Let's see whether the gradient-boosted trees model can beat the preceding result:

gbt_obj = rg.GBTRegressor(
    labelCol='Elevation'
    , minInstancesPerNode=10
    , minInfoGain=0.1
)

pip = Pipeline(stages=[vectorAssembler, gbt_obj])

The only change compared to the random forest regressor is the fact that we now use the .GBTRegressor(...) class to fit the gradient-boosted trees model to our data.
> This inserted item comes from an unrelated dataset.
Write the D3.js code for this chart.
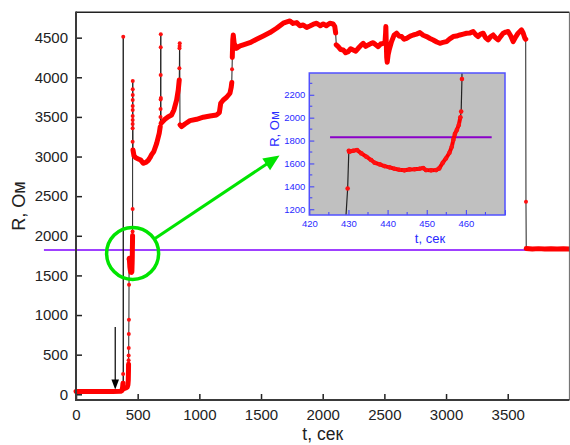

The most notable parameters for this class include:

• maxDepth: This specifies the maximum depth of the built trees, which by default is set to 5
• maxBins: This specifies the maximum number of bins
• minInfoGain: This specifies the minimum level of information gain between iterations
• minInstancesPerNode: This specifies the minimum number of instances when the tree will still perform a split
• lossType: This specifies the loss type, and accepts the squared or absolute values
• impurity: This is, by default, set to variance, and for now (in Spark 2.3) is the only option allowed
• maxIter: This specifies the maximum number of iterations—a stopping criterion for the algorithm

Let's check the performance now:

results = (
    pip
    .fit(forest)
    .transform(forest)
    .select('Elevation', 'prediction')
)

evaluator = ev.RegressionEvaluator(labelCol='Elevation')
evaluator.evaluate(results, {evaluator.metricName: 'r2'})

Here's what we got:

As you can see, we have still (even though ever-so-slightly) improved over the random forest regressor.